The Little Theatre's president, Pollard, reminisced about the past 30 years filled with more than 150 plays, countless musical reviews, variety shows and special events and noted the significance of the building that was original known as the Lakeside Playhouse.
"The personality of a theater changes with each play performed within its four walls.
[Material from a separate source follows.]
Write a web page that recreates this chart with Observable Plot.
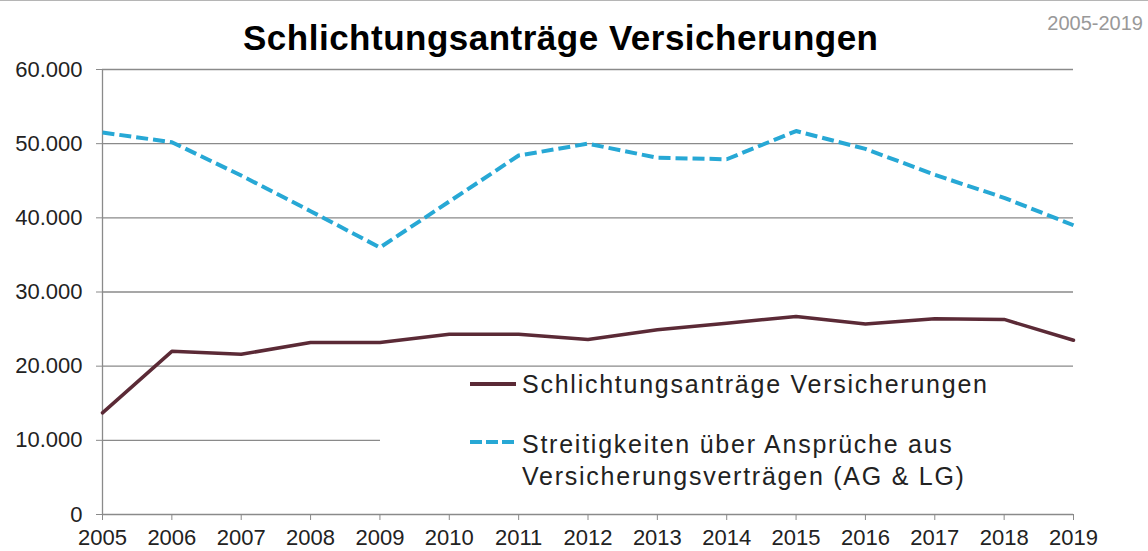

It is a building eternally haunted by laughter, tears and applause," he said.
"There has been a lot of excitement for this show," said George Miller, the pastor of Emmanuel United Church of Christ whose first role acting at the Little Theatre is as Mame's husband, Georgia oilman Beauregard Jackson Picket Burnside.
"This has been a great experience… it's such a great cast," he added.
Suzanne Schilffarth is a crowd favorite with her witty portrayal of actress Vera Charles, Mame's devoted cohort and a regular at the wild parties that occur at 3 Beekman Place.
"This is a good ensemble with a lot of new people and a lot of actors coming back after taking a hiatus," said Harriman, who will be directing theatre's next production, "Sex Please We're Sixty."
Tickets for "Auntie Mame" are $20 for adults, $10 for children and may be purchased at the box office or online (with an additional convenience fee).
There will be an opening night "buy one adult ticket, get one half price" special for the Wednesday performance only.